Code Point
May 20, 2023
A code point is a numerical value that represents a specific character or symbol in a given character set or encoding scheme. It is the fundamental unit of information in Unicode, which is a character encoding standard that assigns a unique code point to every character in the world’s writing systems.
The purpose of code points is to provide a standard way of representing characters across different computer systems and software applications. In the early days of computing, different manufacturers and operating systems used their own proprietary character sets, which made it difficult to exchange data and documents between different systems. Unicode was developed to address this problem by providing a universal character encoding standard that can represent all characters used in human writing systems.
How Code Points Work
In Unicode, each code point is assigned a unique number, typically written in hexadecimal notation. For example, the code point for the letter “A” in the basic Latin alphabet is U+0041. This means that “A” is represented by the numerical value 65 in decimal notation.
Unicode supports over 137,000 code points, with the first 128 code points (0 to 127) reserved for the ASCII character set. The remaining code points are used to represent characters in other writing systems, such as Chinese, Arabic, or Cyrillic.
Unicode Planes
Unicode divides its code points into 17 planes, each containing 65,536 code points. The first plane, called the Basic Multilingual Plane (BMP), contains the most commonly used characters, including those in the ASCII and Latin-1 Supplement character sets. The BMP includes code points U+0000 to U+FFFF.

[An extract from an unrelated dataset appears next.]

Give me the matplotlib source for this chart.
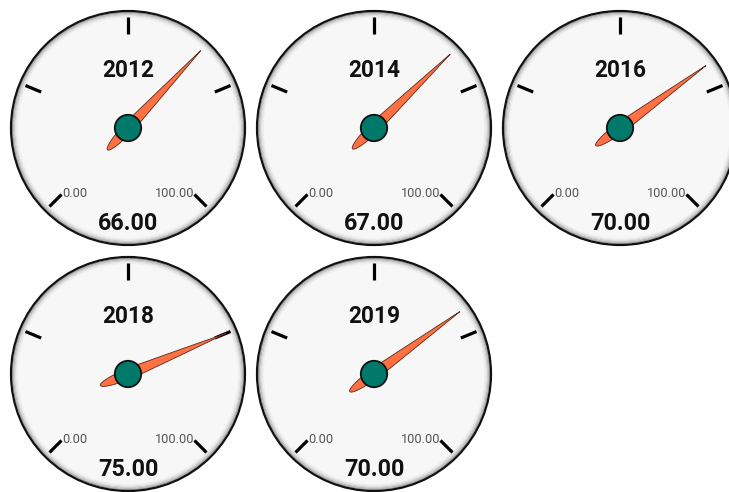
import numpy as np
import matplotlib
matplotlib.use("Agg")
import matplotlib.pyplot as plt
from matplotlib.patches import Circle, Polygon

years = ["2012", "2014", "2016", "2018", "2019"]
values = [66.0, 67.0, 70.0, 75.0, 70.0]
scale_min = 0.0
scale_max = 100.0
tick_values = [0, 25, 50, 75, 100]

W, H = 729, 492
fig = plt.figure(figsize=(W / 100, H / 100), dpi=100)
fig.patch.set_facecolor("white")
ax = fig.add_axes([0, 0, 1, 1])
ax.set_xlim(0, W)
ax.set_ylim(H, 0)
ax.set_aspect("equal")
ax.axis("off")

FONT = "Roboto"
R = 117.0          # dial radius
SPACING = 246.0    # distance between dial centres
START, SWEEP = -135.0, 270.0   # degrees clockwise from 12 o'clock


def polar(cx, cy, ang_deg, r):
    a = np.radians(ang_deg)
    return cx + r * np.sin(a), cy - r * np.cos(a)


def value_angle(v):
    return START + SWEEP * (v - scale_min) / (scale_max - scale_min)


def needle_outline(cx, cy, ang_deg, length=106.0, tail=30.0, half=5.2):
    s_front = np.linspace(0, length, 60)
    h_front = half * (1 - s_front / length) ** 0.95 + 0.4 * (1 - s_front / length)
    s_back = np.linspace(-tail, 0, 40)
    h_back = half * np.sqrt(np.clip(1 - (s_back / tail) ** 2, 0, 1))
    s = np.concatenate([s_back, s_front])
    h = np.concatenate([h_back, h_front])
    a = np.radians(ang_deg)
    ux, uy = np.sin(a), -np.cos(a)
    vx, vy = -uy, ux
    left = np.column_stack([cx + s * ux + h * vx, cy + s * uy + h * vy])
    right = np.column_stack([cx + s * ux - h * vx, cy + s * uy - h * vy])[::-1]
    return np.vstack([left, right])


for i, (year, val) in enumerate(zip(years, values)):
    row, col = divmod(i, 3)
    cx = 128.0 + col * SPACING
    cy = 128.0 + row * SPACING

    # dial face with a soft grey rim inside the black bezel
    ax.add_patch(Circle((cx, cy), R, facecolor="#f7f7f7", edgecolor="none", zorder=1))
    for k, g in enumerate(["#a0a0a0", "#bababa", "#d0d0d0", "#e2e2e2", "#eeeeee"]):
        ax.add_patch(Circle((cx, cy), R - 1.6 - k * 1.1, facecolor="none",
                            edgecolor=g, lw=1.0, zorder=2))
    ax.add_patch(Circle((cx, cy), R, facecolor="none", edgecolor="#111111",
                        lw=1.6, zorder=3))

    # major ticks
    for tv in tick_values:
        ang = value_angle(tv)
        x0, y0 = polar(cx, cy, ang, 94)
        x1, y1 = polar(cx, cy, ang, 111)
        ax.plot([x0, x1], [y0, y1], color="black", lw=2.3,
                solid_capstyle="butt", zorder=4)

    # min / max labels beside the end ticks
    lx, ly = polar(cx, cy, value_angle(scale_min), 94)
    ax.text(lx + 1, ly + 3, f"{scale_min:.2f}", fontsize=9.2, family=FONT,
            color="#555555", ha="left", va="baseline", zorder=5)
    rx, ry = polar(cx, cy, value_angle(scale_max), 94)
    ax.text(rx, ry + 3, f"{scale_max:.2f}", fontsize=9.2, family=FONT,
            color="#555555", ha="right", va="baseline", zorder=5)

    # title and value readout
    ax.text(cx, cy - 57.5, year, fontsize=16.3, family=FONT, weight="bold",
            color="#111111", ha="center", va="center", zorder=5)
    ax.text(cx, cy + 95, f"{val:.2f}", fontsize=16.8, family=FONT, weight="bold",
            color="#111111", ha="center", va="center", zorder=5)

    # needle and hub
    ax.add_patch(Polygon(needle_outline(cx, cy, value_angle(val)), closed=True,
                         facecolor="#ff7043", edgecolor="#5a2a1a", lw=0.6,
                         joinstyle="round", zorder=6))
    ax.add_patch(Circle((cx, cy), 13.2, facecolor="#00796b", edgecolor="#111111",
                        lw=1.3, zorder=7))

fig.savefig("out.png", dpi=100, facecolor="white")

The remaining 16 planes are used to represent more specialized characters, such as those used in historic scripts, musical notation, or mathematical symbols. These planes are typically used only by specialized software applications.
Unicode Characters and Glyphs
It is important to distinguish between Unicode characters and the visual glyphs that represent them. A character is an abstract concept that represents a specific symbol or idea, while a glyph is the visual representation of that character.
For example, the Unicode character U+005A represents the letter “Z”, but the glyph used to display that character may look different depending on the font and style used. This distinction is important because different languages and writing systems may use the same character to represent different glyphs.
Code Points and Encodings
One of the challenges of using code points is that they must be encoded in a way that can be stored and transmitted by computer systems. There are many different encoding schemes that can be used to represent Unicode code points, each with its own advantages and disadvantages.
UTF-8 Encoding
The most commonly used Unicode encoding scheme is UTF-8, which is a variable-length encoding scheme that can represent all Unicode code points using one to four bytes. In UTF-8, the first 128 code points (0 to 127) are represented by a single byte, while other code points are represented by two to four bytes.
UTF-8 has become the de facto standard for encoding Unicode on the web because it is compatible with ASCII and supports all Unicode code points. It is also efficient because it uses fewer bytes to represent the most commonly used characters.
Other Encoding Schemes
There are other encoding schemes that can be used to represent Unicode, including UTF-16, UTF-32, and ISO-8859. Each encoding scheme has its own advantages and disadvantages, depending on the specific use case.
UTF-16 is a fixed-length encoding scheme that uses two bytes to represent each code point. It is commonly used in Windows-based systems and supports all Unicode code points.
UTF-32 is a fixed-length encoding scheme that uses four bytes to represent each code point. It is less commonly used than UTF-8 or UTF-16 but provides a simple and consistent way of representing all Unicode code points.
ISO-8859 is a family of character encoding schemes that support different subsets of the ASCII and Latin-1 Supplement character sets. These encoding schemes are primarily used for European languages and do not support all Unicode code points.